* _What needs to be done_
Search the entries below. Return every line that has "with" in it.

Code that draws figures
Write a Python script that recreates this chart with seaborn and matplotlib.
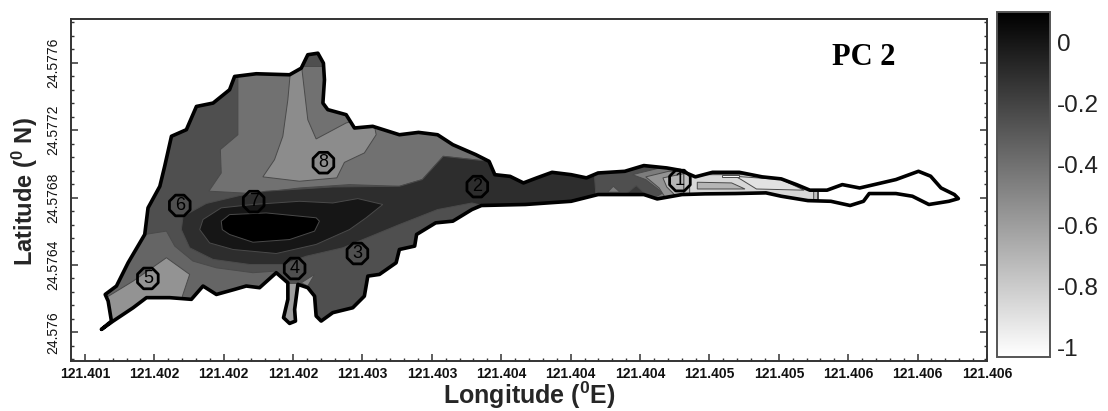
"""PC 2 loading map over the wetland outline, with the eight sampling sites."""

import matplotlib

matplotlib.use("Agg")
import matplotlib.pyplot as plt
import numpy as np
import seaborn as sns
from matplotlib.cm import ScalarMappable
from matplotlib.colors import Normalize
from matplotlib.patches import Polygon
from matplotlib.ticker import MultipleLocator

# all traced coordinates are in microdegrees from these origins
LON0 = 121.40
LAT0 = 24.57

OUTLINE_LON = [1296, 1353, 1334, 1317, 1382, 1449, 1545, 1564, 1632, 1660, 1699, 1785, 1843, 1939,
               2034, 2063, 2188, 2380, 2447, 2485, 2543, 2575, 2581, 2572, 2600, 2706, 2754, 2859,
               3013, 3123, 3233, 3321, 3453, 3530, 3563, 3651, 3728, 3805, 3893, 4003, 4091, 4158,
               4312, 4422, 4554, 4631, 4719, 4818, 4972, 5104, 5214, 5302, 5379, 5478, 5566, 5666,
               5875, 6005, 6075, 6135, 6212, 6235, 6180, 6065, 5970, 5875, 5721, 5688, 5611, 5500,
               5368, 5214, 5126, 4950, 4774, 4642, 4499, 4422, 4158, 4003, 3739, 3486, 3431, 3321,
               3222, 3112, 3101, 3013, 2994, 2898, 2831, 2811, 2744, 2629, 2562, 2533, 2524, 2485,
               2428, 2409, 2414, 2380, 2345, 2370, 2370, 2303, 2207, 2130, 2063, 1958, 1881, 1814,
               1689, 1555, 1478, 1363, 1296]
OUTLINE_LAT = [6018, 6067, 6186, 6225, 6275, 6413, 6581, 6739, 6867, 6986, 7164, 7203, 7341, 7361,
               7440, 7519, 7535, 7529, 7568, 7648, 7657, 7598, 7499, 7361, 7322, 7292, 7213, 7223,
               7173, 7187, 7173, 7114, 7055, 7015, 6936, 6926, 6887, 6917, 6950, 6936, 6917, 6946,
               6956, 6990, 6976, 6962, 6923, 6950, 6950, 6923, 6911, 6877, 6844, 6844, 6877, 6857,
               6907, 6956, 6927, 6857, 6818, 6794, 6778, 6759, 6808, 6824, 6824, 6778, 6753, 6778,
               6782, 6808, 6828, 6824, 6822, 6818, 6792, 6818, 6818, 6778, 6759, 6753, 6729, 6660,
               6650, 6581, 6512, 6492, 6413, 6344, 6334, 6215, 6146, 6117, 6067, 6097, 6215, 6265,
               6285, 6136, 6067, 6053, 6087, 6196, 6294, 6354, 6265, 6275, 6255, 6225, 6275, 6196,
               6206, 6206, 6146, 6067, 6018]

NORTH_LON = [2082, 2082, 1981, 1986, 1915, 2169, 2437, 2725, 3013, 3145, 3266, 3497, 3497, 3013]
NORTH_LAT = [7578, 7173, 7085, 6946, 6838, 6824, 6857, 6877, 6867, 6907, 7045, 7019, 7381, 7578]

NORTH_INNER_LON = [2389, 2370, 2341, 2293, 2226, 2437, 2652, 2696, 2811, 2879, 2859, 2706, 2533, 2485, 2447]
NORTH_INNER_LAT = [7598, 7381, 7164, 7025, 6923, 6897, 6917, 7009, 7065, 7173, 7282, 7243, 7148, 7262, 7598]

SOUTHWEST_LON = [1286, 1545, 1670, 1718, 1823, 1958, 2169, 2303, 2322, 1286]
SOUTHWEST_LAT = [6581, 6581, 6601, 6512, 6423, 6383, 6354, 6364, 6196, 5998]

SOUTHWEST_INNER_LON = [1306, 1478, 1670, 1804, 1762, 1747, 1286]
SOUTHWEST_INNER_LAT = [6196, 6304, 6443, 6344, 6215, 5998, 5998]

PATCH_LON = [2447, 2524, 2485]
PATCH_LAT = [6294, 6344, 6275]

CHANNEL_LON = [2341, 2437, 2437, 2341]
CHANNEL_LAT = [6294, 6294, 6038, 6038]

CORE_LON = [1766, 1900, 2092, 2245, 2629, 3013, 3145, 3266, 3497, 3673, 4136, 4146, 3673, 3431,
            3233, 3013, 2687, 2476, 2341, 2150, 1939, 1804, 1756]
CORE_LAT = [6689, 6765, 6812, 6838, 6863, 6867, 6907, 7045, 7019, 7045, 6946, 6808, 6709, 6768,
            6729, 6640, 6502, 6452, 6403, 6403, 6433, 6502, 6610]

CORE_INNER_LON = [1862, 1881, 1986, 2169, 2437, 2629, 2773, 2917, 2821, 2725, 2533, 2303, 2054, 1919]
CORE_INNER_LAT = [6610, 6670, 6739, 6759, 6778, 6768, 6794, 6759, 6680, 6610, 6522, 6468, 6492, 6531]

CORE_PEAK_LON = [1986, 2034, 2245, 2533, 2552, 2524, 2380, 2169, 2034, 1992]
CORE_PEAK_LAT = [6660, 6699, 6709, 6680, 6660, 6601, 6551, 6535, 6581, 6610]

BIT_LIGHT_LON = [4213, 4246, 4285]
BIT_LIGHT_LAT = [6832, 6867, 6832]

CHEVRON_A_LON = [4356, 4554, 4653, 4653, 4466, 4532, 4433]
CHEVRON_A_LAT = [6936, 6986, 6986, 6798, 6788, 6828, 6907]

CHEVRON_B_LON = [4433, 4565, 4653, 4653, 4543, 4510]
CHEVRON_B_LAT = [6923, 6956, 6956, 6808, 6804, 6857]

CHEVRON_C_LON = [4532, 4653, 4653, 4598, 4554]
CHEVRON_C_LAT = [6917, 6942, 6818, 6818, 6863]

BIT_DARK_LON = [4323, 4378, 4440]
BIT_DARK_LAT = [6824, 6871, 6812]

EAST_LON = [4653, 5423, 5423, 4653]
EAST_LAT = [6986, 6907, 6768, 6768]

EAST_LIGHT_LON = [4686, 4994, 5214, 5401, 5401, 5126, 4686]
EAST_LIGHT_LAT = [6936, 6936, 6917, 6838, 6778, 6828, 6818]

EAST_STRIPE_LON = [4730, 4928, 5005, 4730]
EAST_STRIPE_LAT = [6891, 6887, 6851, 6851]

EAST_PALE_LON = [4950, 5214, 5346, 5071, 4983]
EAST_PALE_LAT = [6926, 6907, 6844, 6851, 6907]

EAST_WHITE_LON = [4873, 4972, 4972, 4873]
EAST_WHITE_LAT = [6934, 6934, 6923, 6923]

TAIL_LON = [5423, 6315, 6315, 5423]
TAIL_LAT = [6986, 6986, 6709, 6709]

BASE_LEVEL = -0.25
# drawn in this order, later bands sit on top of earlier ones
BANDS = [
    (-0.4, NORTH_LON, NORTH_LAT),
    (-0.52, NORTH_INNER_LON, NORTH_INNER_LAT),
    (-0.35, SOUTHWEST_LON, SOUTHWEST_LAT),
    (-0.55, SOUTHWEST_INNER_LON, SOUTHWEST_INNER_LAT),
    (-0.5, PATCH_LON, PATCH_LAT),
    (-0.6, CHANNEL_LON, CHANNEL_LAT),
    (-0.1, CORE_LON, CORE_LAT),
    (0.0, CORE_INNER_LON, CORE_INNER_LAT),
    (0.1, CORE_PEAK_LON, CORE_PEAK_LAT),
    (-0.45, BIT_LIGHT_LON, BIT_LIGHT_LAT),
    (-0.45, CHEVRON_A_LON, CHEVRON_A_LAT),
    (-0.55, CHEVRON_B_LON, CHEVRON_B_LAT),
    (-0.7, CHEVRON_C_LON, CHEVRON_C_LAT),
    (-0.15, BIT_DARK_LON, BIT_DARK_LAT),
    (-0.75, EAST_LON, EAST_LAT),
    (-0.85, EAST_LIGHT_LON, EAST_LIGHT_LAT),
    (-0.7, EAST_STRIPE_LON, EAST_STRIPE_LAT),
    (-0.9, EAST_PALE_LON, EAST_PALE_LAT),
    (-1.0, EAST_WHITE_LON, EAST_WHITE_LAT),
    (-1.03, TAIL_LON, TAIL_LAT),
]

SITE_IDS = ["1", "2", "3", "4", "5", "6", "7", "8"]
SITE_LON = [4630, 3462, 2771, 2409, 1563, 1747, 2173, 2575]
SITE_LAT = [6901, 6865, 6468, 6379, 6320, 6753, 6776, 7007]

X_TICKS = [121.4012 + 0.0004 * i for i in range(14)]
X_LABELS = ["121.401", "121.402", "121.402", "121.402", "121.403", "121.403", "121.404",
            "121.404", "121.404", "121.405", "121.405", "121.406", "121.406", "121.406"]
Y_TICKS = [24.576, 24.5764, 24.5768, 24.5772, 24.5776]
Y_LABELS = ["24.576", "24.5764", "24.5768", "24.5772", "24.5776"]
CBAR_TICKS = [0, -0.2, -0.4, -0.6, -0.8, -1]
CBAR_LABELS = ["0", "-0.2", "-0.4", "-0.6", "-0.8", "-1"]


def to_lon(values):
    return LON0 + np.asarray(values) * 1e-6


def to_lat(values):
    return LAT0 + np.asarray(values) * 1e-6


sns.set_theme(style="ticks")
plt.rcParams["font.family"] = ["Liberation Sans", "DejaVu Sans"]
plt.rcParams["mathtext.fontset"] = "custom"
plt.rcParams["mathtext.bf"] = "Liberation Sans:bold"

W, H = 1108, 411
fig = plt.figure(figsize=(W / 100, H / 100), dpi=100)
ax = fig.add_axes([71 / W, 1 - 361 / H, 916 / W, 342 / H])
cax = fig.add_axes([997 / W, 1 - 357 / H, 53 / W, 345 / H])

cmap = sns.blend_palette(["white", "black"], as_cmap=True)
norm = Normalize(vmin=-1.03, vmax=0.10)

ax.set_xlim(121.40112, 121.4064)
ax.set_ylim(24.57583, 24.57786)

outline_lon = to_lon(OUTLINE_LON)
outline_lat = to_lat(OUTLINE_LAT)
clip = Polygon(np.column_stack([outline_lon, outline_lat]), closed=True,
               facecolor=cmap(norm(BASE_LEVEL)), edgecolor="none", zorder=1)
ax.add_patch(clip)

for i, (level, lon, lat) in enumerate(BANDS):
    for poly in ax.fill(to_lon(lon), to_lat(lat), facecolor=cmap(norm(level)),
                        edgecolor="#4a4a4a", linewidth=0.7, zorder=2 + i * 0.01):
        poly.set_clip_path(clip)

sns.lineplot(x=outline_lon, y=outline_lat, sort=False, estimator=None, color="black",
             linewidth=2.6, ax=ax, zorder=3)
sns.scatterplot(x=to_lon(SITE_LON), y=to_lat(SITE_LAT), marker="8", s=260, facecolor="none",
                edgecolor="black", linewidth=2.0, ax=ax, zorder=4)
for name, lon, lat in zip(SITE_IDS, to_lon(SITE_LON), to_lat(SITE_LAT)):
    ax.text(lon, lat, name, ha="center", va="center", fontsize=13, color="black", zorder=5)

ax.text(to_lon(5689), to_lat(7630), "PC 2", family="Liberation Serif", fontweight="bold",
        fontsize=22, ha="center", va="center", color="black")

ax.set_xticks(X_TICKS, X_LABELS, fontsize=10, fontweight="bold", color="#111111")
ax.set_yticks(Y_TICKS, Y_LABELS, fontsize=10, rotation=90, va="center", color="#111111")
ax.xaxis.set_minor_locator(MultipleLocator(0.00008))
ax.yaxis.set_minor_locator(MultipleLocator(0.00008))
ax.tick_params(axis="both", which="major", direction="in", length=5, width=1.1, color="#333333")
ax.tick_params(axis="both", which="minor", direction="in", length=2.5, width=1.0, color="#333333")
ax.tick_params(axis="y", which="both", right=True, pad=7.5)
ax.tick_params(axis="x", which="both", top=False, pad=4)
for spine in ax.spines.values():
    spine.set_visible(True)
    spine.set_linewidth(1.4)
    spine.set_color("#333333")

ax.set_xlabel(r"Longitude ($\mathbf{^{0}}$E)", fontsize=18, fontweight="bold", va="center")
ax.set_ylabel(r"Latitude ($\mathbf{^{0}}$ N)", fontsize=17, fontweight="bold", va="center")
ax.xaxis.set_label_coords(0.5, -0.1)
ax.yaxis.set_label_coords(-0.05, 0.494)

cbar = fig.colorbar(ScalarMappable(norm=norm, cmap=cmap), cax=cax)
cbar.set_ticks(CBAR_TICKS, labels=CBAR_LABELS)
cbar.ax.tick_params(direction="in", length=3, width=1, color="#333333", left=True, right=True,
                    labelsize=17.5, pad=5, labelcolor="#222222")
cbar.outline.set_linewidth(1.4)
cbar.outline.set_edgecolor("#555555")

fig.savefig("out.png", dpi=100)
plt.close(fig)
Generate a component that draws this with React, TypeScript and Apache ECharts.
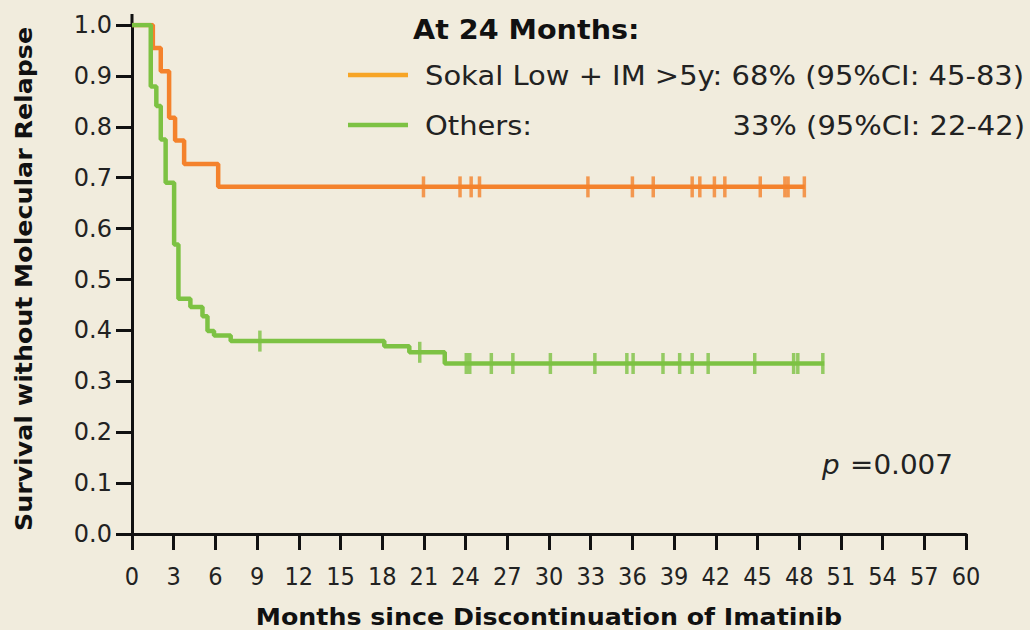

* _Written response_
Write a Python script that recreates this chart with seaborn and matplotlib.
"""PC 2 loading map over the wetland outline, with the eight sampling sites."""
Generate a component that draws this with React, TypeScript and Apache ECharts.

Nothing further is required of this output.